What you will do -
Restate each of the lines below word for word and drop every picture.

Dataset section -
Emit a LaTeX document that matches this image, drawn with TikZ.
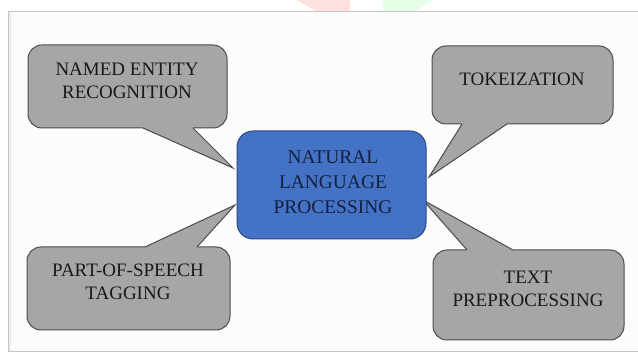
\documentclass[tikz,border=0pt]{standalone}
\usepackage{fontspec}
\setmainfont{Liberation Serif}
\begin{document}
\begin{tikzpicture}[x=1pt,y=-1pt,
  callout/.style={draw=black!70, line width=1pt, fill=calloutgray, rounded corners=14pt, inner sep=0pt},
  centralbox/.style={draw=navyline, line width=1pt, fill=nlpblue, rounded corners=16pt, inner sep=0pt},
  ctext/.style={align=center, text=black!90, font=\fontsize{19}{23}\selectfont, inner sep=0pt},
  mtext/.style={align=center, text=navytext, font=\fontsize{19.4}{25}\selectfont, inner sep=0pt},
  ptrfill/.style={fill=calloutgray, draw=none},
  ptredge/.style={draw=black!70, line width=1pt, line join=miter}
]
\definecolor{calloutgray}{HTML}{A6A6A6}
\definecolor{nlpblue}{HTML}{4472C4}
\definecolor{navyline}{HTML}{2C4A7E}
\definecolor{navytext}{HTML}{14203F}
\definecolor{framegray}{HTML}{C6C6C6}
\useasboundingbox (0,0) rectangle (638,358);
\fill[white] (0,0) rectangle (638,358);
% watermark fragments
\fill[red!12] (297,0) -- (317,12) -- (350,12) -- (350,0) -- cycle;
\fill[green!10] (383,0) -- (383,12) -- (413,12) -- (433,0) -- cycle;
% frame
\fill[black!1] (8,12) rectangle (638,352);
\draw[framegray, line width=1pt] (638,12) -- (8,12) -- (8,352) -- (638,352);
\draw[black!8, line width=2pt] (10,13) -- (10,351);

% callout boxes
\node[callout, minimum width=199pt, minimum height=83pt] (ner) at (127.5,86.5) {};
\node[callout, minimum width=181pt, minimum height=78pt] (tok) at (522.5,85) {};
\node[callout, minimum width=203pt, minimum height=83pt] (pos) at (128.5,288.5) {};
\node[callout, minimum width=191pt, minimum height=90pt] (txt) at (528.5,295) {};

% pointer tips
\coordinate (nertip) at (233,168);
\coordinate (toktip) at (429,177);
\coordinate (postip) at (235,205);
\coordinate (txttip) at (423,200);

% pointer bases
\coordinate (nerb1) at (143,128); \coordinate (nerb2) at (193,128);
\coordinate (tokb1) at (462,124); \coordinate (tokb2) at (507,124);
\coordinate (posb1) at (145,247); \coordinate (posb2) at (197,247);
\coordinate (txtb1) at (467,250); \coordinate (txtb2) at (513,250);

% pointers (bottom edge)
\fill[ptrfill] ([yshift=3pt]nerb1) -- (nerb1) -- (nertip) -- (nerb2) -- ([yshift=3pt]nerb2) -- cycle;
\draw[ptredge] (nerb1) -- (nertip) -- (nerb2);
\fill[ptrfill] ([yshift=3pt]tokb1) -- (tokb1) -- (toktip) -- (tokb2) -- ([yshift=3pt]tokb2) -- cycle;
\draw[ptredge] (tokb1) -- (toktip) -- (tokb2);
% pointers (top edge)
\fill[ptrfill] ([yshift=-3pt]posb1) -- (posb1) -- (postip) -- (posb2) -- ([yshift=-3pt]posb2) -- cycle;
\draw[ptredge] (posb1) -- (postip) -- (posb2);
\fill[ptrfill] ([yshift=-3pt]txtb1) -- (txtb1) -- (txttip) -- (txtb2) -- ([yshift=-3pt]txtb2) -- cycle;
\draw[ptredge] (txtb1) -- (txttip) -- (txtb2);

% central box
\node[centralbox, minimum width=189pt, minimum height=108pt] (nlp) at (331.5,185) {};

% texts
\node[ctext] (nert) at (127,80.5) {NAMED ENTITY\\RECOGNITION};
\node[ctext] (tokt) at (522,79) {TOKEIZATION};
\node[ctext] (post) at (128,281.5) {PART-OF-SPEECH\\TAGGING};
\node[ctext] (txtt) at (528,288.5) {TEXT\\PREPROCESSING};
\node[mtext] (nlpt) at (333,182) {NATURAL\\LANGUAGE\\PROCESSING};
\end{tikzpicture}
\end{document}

Full output -
Emit a LaTeX document that matches this image, drawn with TikZ.
\documentclass[tikz,border=0pt]{standalone}
\usepackage{fontspec}
\setmainfont{Liberation Serif}
\begin{document}
\begin{tikzpicture}[x=1pt,y=-1pt,
  callout/.style={draw=black!70, line width=1pt, fill=calloutgray, rounded corners=14pt, inner sep=0pt},
  centralbox/.style={draw=navyline, line width=1pt, fill=nlpblue, rounded corners=16pt, inner sep=0pt},
  ctext/.style={align=center, text=black!90, font=\fontsize{19}{23}\selectfont, inner sep=0pt},
  mtext/.style={align=center, text=navytext, font=\fontsize{19.4}{25}\selectfont, inner sep=0pt},
  ptrfill/.style={fill=calloutgray, draw=none},
  ptredge/.style={draw=black!70, line width=1pt, line join=miter}
]
\definecolor{calloutgray}{HTML}{A6A6A6}
\definecolor{nlpblue}{HTML}{4472C4}
\definecolor{navyline}{HTML}{2C4A7E}
\definecolor{navytext}{HTML}{14203F}
\definecolor{framegray}{HTML}{C6C6C6}
\useasboundingbox (0,0) rectangle (638,358);
\fill[white] (0,0) rectangle (638,358);
% watermark fragments
\fill[red!12] (297,0) -- (317,12) -- (350,12) -- (350,0) -- cycle;
\fill[green!10] (383,0) -- (383,12) -- (413,12) -- (433,0) -- cycle;
% frame
\fill[black!1] (8,12) rectangle (638,352);
\draw[framegray, line width=1pt] (638,12) -- (8,12) -- (8,352) -- (638,352);
\draw[black!8, line width=2pt] (10,13) -- (10,351);

% callout boxes
\node[callout, minimum width=199pt, minimum height=83pt] (ner) at (127.5,86.5) {};
\node[callout, minimum width=181pt, minimum height=78pt] (tok) at (522.5,85) {};
\node[callout, minimum width=203pt, minimum height=83pt] (pos) at (128.5,288.5) {};
\node[callout, minimum width=191pt, minimum height=90pt] (txt) at (528.5,295) {};

% pointer tips
\coordinate (nertip) at (233,168);
\coordinate (toktip) at (429,177);
\coordinate (postip) at (235,205);
\coordinate (txttip) at (423,200);

% pointer bases
\coordinate (nerb1) at (143,128); \coordinate (nerb2) at (193,128);
\coordinate (tokb1) at (462,124); \coordinate (tokb2) at (507,124);
\coordinate (posb1) at (145,247); \coordinate (posb2) at (197,247);
\coordinate (txtb1) at (467,250); \coordinate (txtb2) at (513,250);

% pointers (bottom edge)
\fill[ptrfill] ([yshift=3pt]nerb1) -- (nerb1) -- (nertip) -- (nerb2) -- ([yshift=3pt]nerb2) -- cycle;
\draw[ptredge] (nerb1) -- (nertip) -- (nerb2);
\fill[ptrfill] ([yshift=3pt]tokb1) -- (tokb1) -- (toktip) -- (tokb2) -- ([yshift=3pt]tokb2) -- cycle;
\draw[ptredge] (tokb1) -- (toktip) -- (tokb2);
% pointers (top edge)
\fill[ptrfill] ([yshift=-3pt]posb1) -- (posb1) -- (postip) -- (posb2) -- ([yshift=-3pt]posb2) -- cycle;
\draw[ptredge] (posb1) -- (postip) -- (posb2);
\fill[ptrfill] ([yshift=-3pt]txtb1) -- (txtb1) -- (txttip) -- (txtb2) -- ([yshift=-3pt]txtb2) -- cycle;
\draw[ptredge] (txtb1) -- (txttip) -- (txtb2);

% central box
\node[centralbox, minimum width=189pt, minimum height=108pt] (nlp) at (331.5,185) {};

% texts
\node[ctext] (nert) at (127,80.5) {NAMED ENTITY\\RECOGNITION};
\node[ctext] (tokt) at (522,79) {TOKEIZATION};
\node[ctext] (post) at (128,281.5) {PART-OF-SPEECH\\TAGGING};
\node[ctext] (txtt) at (528,288.5) {TEXT\\PREPROCESSING};
\node[mtext] (nlpt) at (333,182) {NATURAL\\LANGUAGE\\PROCESSING};
\end{tikzpicture}
\end{document}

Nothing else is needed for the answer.